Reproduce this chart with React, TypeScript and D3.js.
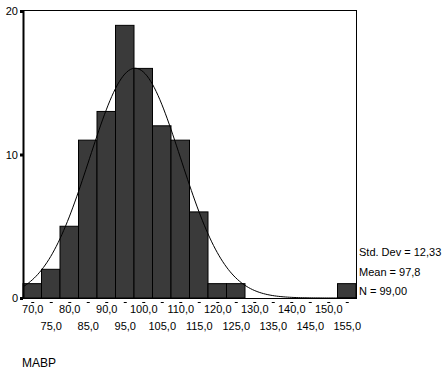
import React from "react";
import * as d3 from "d3";

// bin centres (MABP) and counts
const binCenters = [70, 75, 80, 85, 90, 95, 100, 105, 110, 115, 120, 125, 130, 135, 140, 145, 150, 155];
const counts = [1, 2, 5, 11, 13, 19, 16, 12, 11, 6, 1, 1, 0, 0, 0, 0, 0, 1];
const yTicks = [0, 10, 20];
const statLines = ["Std. Dev = 12,33", "Mean = 97,8", "N = 99,00"];

const mean = 97.8;
const sd = 12.33;
const n = 99;
const binWidth = 5;

const W = 448;
const H = 374;
const margin = { top: 10, right: 92, bottom: 76, left: 23 };

export default function App() {
  const x = d3
    .scaleLinear()
    .domain([binCenters[0] - binWidth / 2, binCenters[binCenters.length - 1] + binWidth / 2])
    .range([margin.left, W - margin.right]);
  const y = d3.scaleLinear().domain([0, 20]).range([H - margin.bottom, margin.top + 1]);

  const fmt = (v: number) => v.toFixed(1).replace(".", ",");

  // normal curve scaled to counts
  const xs = d3.range(x.domain()[0], x.domain()[1] + 0.01, 0.5);
  const curve = d3
    .line<number>()
    .x((v) => x(v))
    .y((v) => y((n * binWidth) / (sd * Math.sqrt(2 * Math.PI)) * Math.exp(-((v - mean) ** 2) / (2 * sd * sd))))
    .curve(d3.curveBasis)(xs);

  const font = "'Liberation Sans', Arial, sans-serif";
  const plotBottom = y(0);

  return (
    <svg width={W} height={H} style={{ position: "absolute", left: 0, top: 0, background: "#fff" }}>
      <g fontFamily={font} fontSize={11} fill="#000">
        {/* bars */}
        {binCenters.map((c, i) =>
          counts[i] > 0 ? (
            <rect
              key={c}
              x={x(c - binWidth / 2)}
              y={y(counts[i])}
              width={x(c + binWidth / 2) - x(c - binWidth / 2)}
              height={plotBottom - y(counts[i])}
              fill="#3a3a3a"
              stroke="#000"
              strokeWidth={1}
            />
          ) : null
        )}
        <path d={curve ?? ""} fill="none" stroke="#000" strokeWidth={1} />
        {/* frame */}
        <rect
          x={margin.left + 0.5}
          y={margin.top + 0.5}
          width={W - margin.right - margin.left}
          height={plotBottom - margin.top}
          fill="none"
          stroke="#000"
          strokeWidth={1}
        />
        <line x1={margin.left + 0.5} x2={margin.left + 0.5} y1={margin.top} y2={plotBottom + 1} stroke="#000" strokeWidth={2} />
        {/* y ticks */}
        {yTicks.map((t) => (
          <g key={t}>
            <rect x={margin.left - 3} y={y(t) - 1} width={3} height={3} fill="#000" />
            <text x={margin.left - 5} y={y(t) + 4} textAnchor="end">
              {t}
            </text>
          </g>
        ))}
        {/* x ticks */}
        {binCenters.map((c, i) => (
          <g key={c}>
            <rect x={x(c) - 1} y={plotBottom + 4} width={3} height={1} fill="#000" />
            <text x={x(c) + 0.5} y={i % 2 === 0 ? plotBottom + 15 : plotBottom + 32} textAnchor="middle">
              {fmt(c)}
            </text>
          </g>
        ))}
        {/* stats */}
        {statLines.map((s, i) => (
          <text key={s} x={W - margin.right + 3} y={y(0) - 42 + i * 19.5}>
            {s}
          </text>
        ))}
        <text x={22} y={H - 7} fontSize={12}>
          MABP
        </text>
      </g>
    </svg>
  );
}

- Exercise instructions -
Please quote the lines of the material, beginning with the first and ending with the one that contains "const fmt = (v: number)", exactly as written and without any pictures.

- Solution to this problem -
Reproduce this chart with React, TypeScript and D3.js.
import React from "react";
import * as d3 from "d3";

// bin centres (MABP) and counts
const binCenters = [70, 75, 80, 85, 90, 95, 100, 105, 110, 115, 120, 125, 130, 135, 140, 145, 150, 155];
const counts = [1, 2, 5, 11, 13, 19, 16, 12, 11, 6, 1, 1, 0, 0, 0, 0, 0, 1];
const yTicks = [0, 10, 20];
const statLines = ["Std. Dev = 12,33", "Mean = 97,8", "N = 99,00"];

const mean = 97.8;
const sd = 12.33;
const n = 99;
const binWidth = 5;

const W = 448;
const H = 374;
const margin = { top: 10, right: 92, bottom: 76, left: 23 };

export default function App() {
  const x = d3
    .scaleLinear()
    .domain([binCenters[0] - binWidth / 2, binCenters[binCenters.length - 1] + binWidth / 2])
    .range([margin.left, W - margin.right]);
  const y = d3.scaleLinear().domain([0, 20]).range([H - margin.bottom, margin.top + 1]);

  const fmt = (v: number) => v.toFixed(1).replace(".", ",");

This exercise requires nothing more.